Bad News, Good News

There are some silver linings in recent reports of federal employee misbehavior.

There are some silver linings in recent reports of federal employee misbehavior.

In late September, the Rocky Mountain News reported that Scott D. Clark, an auditor with the Denver office of the Health and Human Services Department's inspector general, was facing a felony animal cruelty charge related to an incident at an Embassy Suites hotel in St. Paul, Minn., where he had stayed during a work assignment. According to witnesses, Scott cornered a duck near an atrium pond at the hotel and ripped its head off. Announcing, "I'm hungry. I'm gonna eat it," Clark got on an elevator with the headless bird and took it up to the fifth floor.

On top of that, the Minneapolis Star Tribune reported, local law enforcement officials said in an official complaint filed against Clark that after police arrived on the scene, he said "that he worked for the federal government and when this was over he would have the officers' jobs."

That might have been the weirdest story of federal employee misbehavior of the fall, but it certainly wasn't the only one.

The Washington Post, picking up on stories by Government Executive and others dating back to 2002, reported on federal employees' abuse of policies governing compensatory time for attendance at religious services. Congressional investigators, the paper reported, found that Food and Drug Administration employees were allowed to accrue large balances of religious leave-and some were paid for unused portions of it when they changed jobs or retired.

At about the same time, the Dallas Business Journal was reporting that an initiative called Operation FedRent at the Housing and Urban Development Department had led to the indictment of five employees in Texas on charges of lying about their incomes to defraud HUD out of almost $150,000 in rental subsidies.

And in early October, the Government Accountability Office reported that agencies had spent $146 million between July 2005 and June 2006 on unauthorized or unjustified premium-class travel. In some cases, senior officials flew business class or first class simply because they felt entitled to the privilege.

Among all the bad news, though, there was some support for the optimistic belief that the federal workforce isn't going to hell in a handbasket. Take the religious leave story. It seems clear that many employees accumulated their time off honestly and notified their agencies when they received payment for it, which they thought was unwarranted. An FDA executive, for example, wrote his agency a check for $13,000 after he was promoted because he questioned whether he should have received reimbursement for accrued religious leave.

And buried in the stories about misuse of premium-class travel was this nugget: At the Defense Department, use of such perks has dropped steeply since 2003, saving taxpayers tens of millions of dollars a year, according to Sen. Norm Coleman, R-Minn. "I don't pat [agencies] on the back too often," Coleman told The New York Times. "Here, they deserve it."

A few days later, the Times ran a story of an altogether encouraging kind. It focused on the quiet, earnest commitment of Spencer H. Lewis Jr., the head of the Equal Employment Opportunity Commission's New York office. Lewis was in the news because his office issued a report finding that New York Knicks executive Anucha Browne Sanders was a victim of sexual harassment and workplace discrimination by the team's head coach, Isiah Thomas. That determination paved the way for Sanders to file a lawsuit that recently resulted in a jury awarding her $11.6 million in damages.
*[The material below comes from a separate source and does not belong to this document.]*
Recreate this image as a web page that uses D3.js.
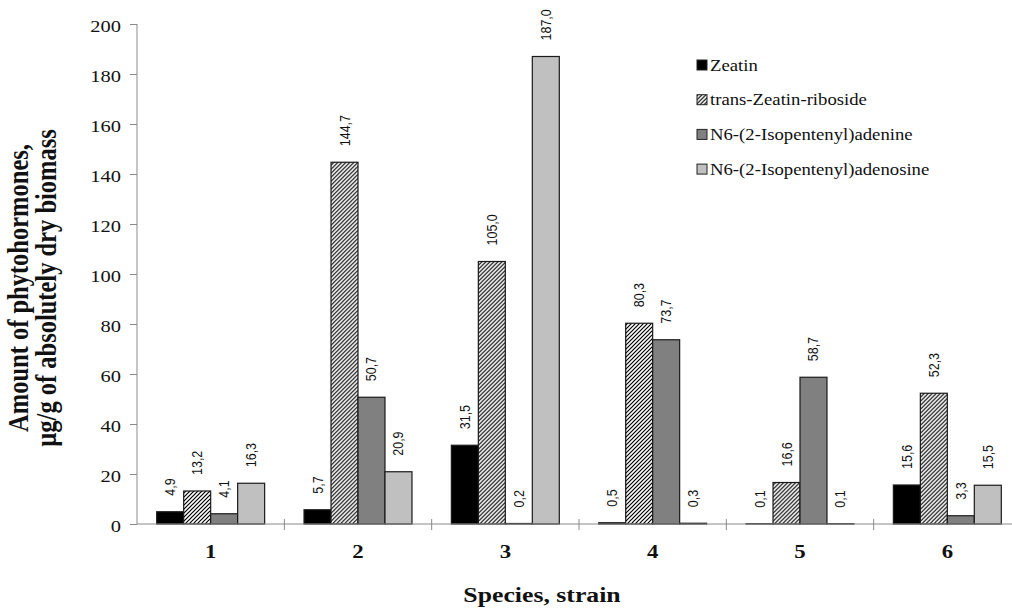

Even for those of us who cover the federal government on a regular basis, it's easy to focus on stories of employees who run rental subsidy scams or rip the heads off ducks. It was nice to get a reminder that stories like Lewis' are a lot more typical of the people who devote their careers to federal service.

Does the fact that it's easier than ever to find stories of federal employees gone bad in the media mean that news organizations are, like always, more interested in the negative news than the positive? Well, yeah. But remember, this isn't just any institution we're talking about here. This is the U.S. government. And its employees should be held to a higher standard. Which it makes it all the more impressive when they meet or clear it.